(Records with drawing code)
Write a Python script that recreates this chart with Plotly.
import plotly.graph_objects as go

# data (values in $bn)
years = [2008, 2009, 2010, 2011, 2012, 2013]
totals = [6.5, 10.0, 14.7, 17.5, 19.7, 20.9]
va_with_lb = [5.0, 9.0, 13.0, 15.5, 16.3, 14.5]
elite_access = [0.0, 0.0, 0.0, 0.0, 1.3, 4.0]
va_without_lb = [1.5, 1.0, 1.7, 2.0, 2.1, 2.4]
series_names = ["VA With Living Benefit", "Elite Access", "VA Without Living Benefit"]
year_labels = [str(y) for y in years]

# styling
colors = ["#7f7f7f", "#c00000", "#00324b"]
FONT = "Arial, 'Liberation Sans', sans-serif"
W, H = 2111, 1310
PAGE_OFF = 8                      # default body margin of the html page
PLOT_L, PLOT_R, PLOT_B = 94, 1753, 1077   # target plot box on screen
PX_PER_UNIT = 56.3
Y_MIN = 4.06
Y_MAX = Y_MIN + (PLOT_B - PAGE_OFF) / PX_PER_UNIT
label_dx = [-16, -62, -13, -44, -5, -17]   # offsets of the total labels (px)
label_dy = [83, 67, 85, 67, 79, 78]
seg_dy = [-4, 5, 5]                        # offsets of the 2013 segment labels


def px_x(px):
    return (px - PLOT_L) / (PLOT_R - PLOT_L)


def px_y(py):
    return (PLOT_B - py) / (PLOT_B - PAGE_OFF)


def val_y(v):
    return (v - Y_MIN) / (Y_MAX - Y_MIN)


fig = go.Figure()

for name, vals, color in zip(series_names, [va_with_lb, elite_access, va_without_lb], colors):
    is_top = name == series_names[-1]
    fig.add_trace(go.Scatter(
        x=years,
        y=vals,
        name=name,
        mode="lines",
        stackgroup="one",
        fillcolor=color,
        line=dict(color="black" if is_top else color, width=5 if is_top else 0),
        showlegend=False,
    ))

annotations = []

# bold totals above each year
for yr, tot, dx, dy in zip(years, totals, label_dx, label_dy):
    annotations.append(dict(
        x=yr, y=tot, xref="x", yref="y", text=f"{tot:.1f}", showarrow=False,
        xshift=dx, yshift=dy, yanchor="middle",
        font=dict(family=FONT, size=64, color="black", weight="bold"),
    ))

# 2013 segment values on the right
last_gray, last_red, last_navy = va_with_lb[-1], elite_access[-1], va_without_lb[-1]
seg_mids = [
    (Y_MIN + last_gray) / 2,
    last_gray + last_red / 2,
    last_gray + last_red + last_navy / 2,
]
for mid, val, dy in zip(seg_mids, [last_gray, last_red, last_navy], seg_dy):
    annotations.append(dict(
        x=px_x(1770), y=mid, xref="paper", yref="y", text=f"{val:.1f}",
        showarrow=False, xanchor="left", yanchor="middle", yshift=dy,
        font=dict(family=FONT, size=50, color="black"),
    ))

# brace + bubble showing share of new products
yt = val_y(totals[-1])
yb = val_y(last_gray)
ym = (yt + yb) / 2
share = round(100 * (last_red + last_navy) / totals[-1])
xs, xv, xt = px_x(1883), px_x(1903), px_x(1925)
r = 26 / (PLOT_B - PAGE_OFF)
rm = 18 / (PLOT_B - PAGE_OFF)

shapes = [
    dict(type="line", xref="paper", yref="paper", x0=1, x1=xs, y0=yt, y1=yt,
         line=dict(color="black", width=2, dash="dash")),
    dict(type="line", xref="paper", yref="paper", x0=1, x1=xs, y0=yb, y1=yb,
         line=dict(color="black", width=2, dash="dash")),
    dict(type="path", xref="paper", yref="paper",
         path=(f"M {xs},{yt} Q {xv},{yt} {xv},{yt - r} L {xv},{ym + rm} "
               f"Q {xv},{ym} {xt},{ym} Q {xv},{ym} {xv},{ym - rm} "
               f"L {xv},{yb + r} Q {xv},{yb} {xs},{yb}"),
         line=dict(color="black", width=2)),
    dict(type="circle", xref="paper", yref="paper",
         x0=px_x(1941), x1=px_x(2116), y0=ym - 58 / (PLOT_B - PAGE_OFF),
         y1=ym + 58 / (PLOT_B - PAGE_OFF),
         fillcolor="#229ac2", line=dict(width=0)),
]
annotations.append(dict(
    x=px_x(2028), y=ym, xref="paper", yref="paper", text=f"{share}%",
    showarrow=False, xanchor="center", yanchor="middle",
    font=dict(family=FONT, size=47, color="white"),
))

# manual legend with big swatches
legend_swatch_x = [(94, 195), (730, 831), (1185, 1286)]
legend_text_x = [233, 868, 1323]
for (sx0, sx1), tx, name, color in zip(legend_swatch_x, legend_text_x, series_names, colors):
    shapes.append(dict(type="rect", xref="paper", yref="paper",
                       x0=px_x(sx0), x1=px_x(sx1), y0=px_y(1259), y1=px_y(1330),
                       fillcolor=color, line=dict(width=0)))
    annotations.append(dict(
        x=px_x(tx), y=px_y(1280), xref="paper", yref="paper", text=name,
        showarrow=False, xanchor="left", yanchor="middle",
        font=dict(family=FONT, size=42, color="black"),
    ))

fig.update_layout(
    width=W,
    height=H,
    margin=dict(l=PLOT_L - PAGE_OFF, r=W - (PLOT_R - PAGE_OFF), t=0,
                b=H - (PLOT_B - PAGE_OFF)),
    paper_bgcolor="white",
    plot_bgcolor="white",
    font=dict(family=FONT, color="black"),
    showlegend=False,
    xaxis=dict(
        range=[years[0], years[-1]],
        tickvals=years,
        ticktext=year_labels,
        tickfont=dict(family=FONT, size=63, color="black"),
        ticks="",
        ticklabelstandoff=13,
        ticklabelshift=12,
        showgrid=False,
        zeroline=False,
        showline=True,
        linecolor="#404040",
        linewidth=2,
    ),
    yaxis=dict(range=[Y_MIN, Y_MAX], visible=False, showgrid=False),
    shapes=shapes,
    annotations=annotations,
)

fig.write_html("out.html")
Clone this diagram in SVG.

-- GOAL --
Nothing should be left out: repeat all of the data exactly.

-- WRITTEN REPLY --
Write a Python script that recreates this chart with Plotly.
import plotly.graph_objects as go

# data (values in $bn)
years = [2008, 2009, 2010, 2011, 2012, 2013]
totals = [6.5, 10.0, 14.7, 17.5, 19.7, 20.9]
va_with_lb = [5.0, 9.0, 13.0, 15.5, 16.3, 14.5]
elite_access = [0.0, 0.0, 0.0, 0.0, 1.3, 4.0]
va_without_lb = [1.5, 1.0, 1.7, 2.0, 2.1, 2.4]
series_names = ["VA With Living Benefit", "Elite Access", "VA Without Living Benefit"]
year_labels = [str(y) for y in years]

# styling
colors = ["#7f7f7f", "#c00000", "#00324b"]
FONT = "Arial, 'Liberation Sans', sans-serif"
W, H = 2111, 1310
PAGE_OFF = 8                      # default body margin of the html page
PLOT_L, PLOT_R, PLOT_B = 94, 1753, 1077   # target plot box on screen
PX_PER_UNIT = 56.3
Y_MIN = 4.06
Y_MAX = Y_MIN + (PLOT_B - PAGE_OFF) / PX_PER_UNIT
label_dx = [-16, -62, -13, -44, -5, -17]   # offsets of the total labels (px)
label_dy = [83, 67, 85, 67, 79, 78]
seg_dy = [-4, 5, 5]                        # offsets of the 2013 segment labels


def px_x(px):
    return (px - PLOT_L) / (PLOT_R - PLOT_L)


def px_y(py):
    return (PLOT_B - py) / (PLOT_B - PAGE_OFF)


def val_y(v):
    return (v - Y_MIN) / (Y_MAX - Y_MIN)


fig = go.Figure()

for name, vals, color in zip(series_names, [va_with_lb, elite_access, va_without_lb], colors):
    is_top = name == series_names[-1]
    fig.add_trace(go.Scatter(
        x=years,
        y=vals,
        name=name,
        mode="lines",
        stackgroup="one",
        fillcolor=color,
        line=dict(color="black" if is_top else color, width=5 if is_top else 0),
        showlegend=False,
    ))

annotations = []

# bold totals above each year
for yr, tot, dx, dy in zip(years, totals, label_dx, label_dy):
    annotations.append(dict(
        x=yr, y=tot, xref="x", yref="y", text=f"{tot:.1f}", showarrow=False,
        xshift=dx, yshift=dy, yanchor="middle",
        font=dict(family=FONT, size=64, color="black", weight="bold"),
    ))

# 2013 segment values on the right
last_gray, last_red, last_navy = va_with_lb[-1], elite_access[-1], va_without_lb[-1]
seg_mids = [
    (Y_MIN + last_gray) / 2,
    last_gray + last_red / 2,
    last_gray + last_red + last_navy / 2,
]
for mid, val, dy in zip(seg_mids, [last_gray, last_red, last_navy], seg_dy):
    annotations.append(dict(
        x=px_x(1770), y=mid, xref="paper", yref="y", text=f"{val:.1f}",
        showarrow=False, xanchor="left", yanchor="middle", yshift=dy,
        font=dict(family=FONT, size=50, color="black"),
    ))

# brace + bubble showing share of new products
yt = val_y(totals[-1])
yb = val_y(last_gray)
ym = (yt + yb) / 2
share = round(100 * (last_red + last_navy) / totals[-1])
xs, xv, xt = px_x(1883), px_x(1903), px_x(1925)
r = 26 / (PLOT_B - PAGE_OFF)
rm = 18 / (PLOT_B - PAGE_OFF)

shapes = [
    dict(type="line", xref="paper", yref="paper", x0=1, x1=xs, y0=yt, y1=yt,
         line=dict(color="black", width=2, dash="dash")),
    dict(type="line", xref="paper", yref="paper", x0=1, x1=xs, y0=yb, y1=yb,
         line=dict(color="black", width=2, dash="dash")),
    dict(type="path", xref="paper", yref="paper",
         path=(f"M {xs},{yt} Q {xv},{yt} {xv},{yt - r} L {xv},{ym + rm} "
               f"Q {xv},{ym} {xt},{ym} Q {xv},{ym} {xv},{ym - rm} "
               f"L {xv},{yb + r} Q {xv},{yb} {xs},{yb}"),
         line=dict(color="black", width=2)),
    dict(type="circle", xref="paper", yref="paper",
         x0=px_x(1941), x1=px_x(2116), y0=ym - 58 / (PLOT_B - PAGE_OFF),
         y1=ym + 58 / (PLOT_B - PAGE_OFF),
         fillcolor="#229ac2", line=dict(width=0)),
]
annotations.append(dict(
    x=px_x(2028), y=ym, xref="paper", yref="paper", text=f"{share}%",
    showarrow=False, xanchor="center", yanchor="middle",
    font=dict(family=FONT, size=47, color="white"),
))

# manual legend with big swatches
legend_swatch_x = [(94, 195), (730, 831), (1185, 1286)]
legend_text_x = [233, 868, 1323]
for (sx0, sx1), tx, name, color in zip(legend_swatch_x, legend_text_x, series_names, colors):
    shapes.append(dict(type="rect", xref="paper", yref="paper",
                       x0=px_x(sx0), x1=px_x(sx1), y0=px_y(1259), y1=px_y(1330),
                       fillcolor=color, line=dict(width=0)))
    annotations.append(dict(
        x=px_x(tx), y=px_y(1280), xref="paper", yref="paper", text=name,
        showarrow=False, xanchor="left", yanchor="middle",
        font=dict(family=FONT, size=42, color="black"),
    ))

fig.update_layout(
    width=W,
    height=H,
    margin=dict(l=PLOT_L - PAGE_OFF, r=W - (PLOT_R - PAGE_OFF), t=0,
                b=H - (PLOT_B - PAGE_OFF)),
    paper_bgcolor="white",
    plot_bgcolor="white",
    font=dict(family=FONT, color="black"),
    showlegend=False,
    xaxis=dict(
        range=[years[0], years[-1]],
        tickvals=years,
        ticktext=year_labels,
        tickfont=dict(family=FONT, size=63, color="black"),
        ticks="",
        ticklabelstandoff=13,
        ticklabelshift=12,
        showgrid=False,
        zeroline=False,
        showline=True,
        linecolor="#404040",
        linewidth=2,
    ),
    yaxis=dict(range=[Y_MIN, Y_MAX], visible=False, showgrid=False),
    shapes=shapes,
    annotations=annotations,
)

fig.write_html("out.html")
Clone this diagram in SVG.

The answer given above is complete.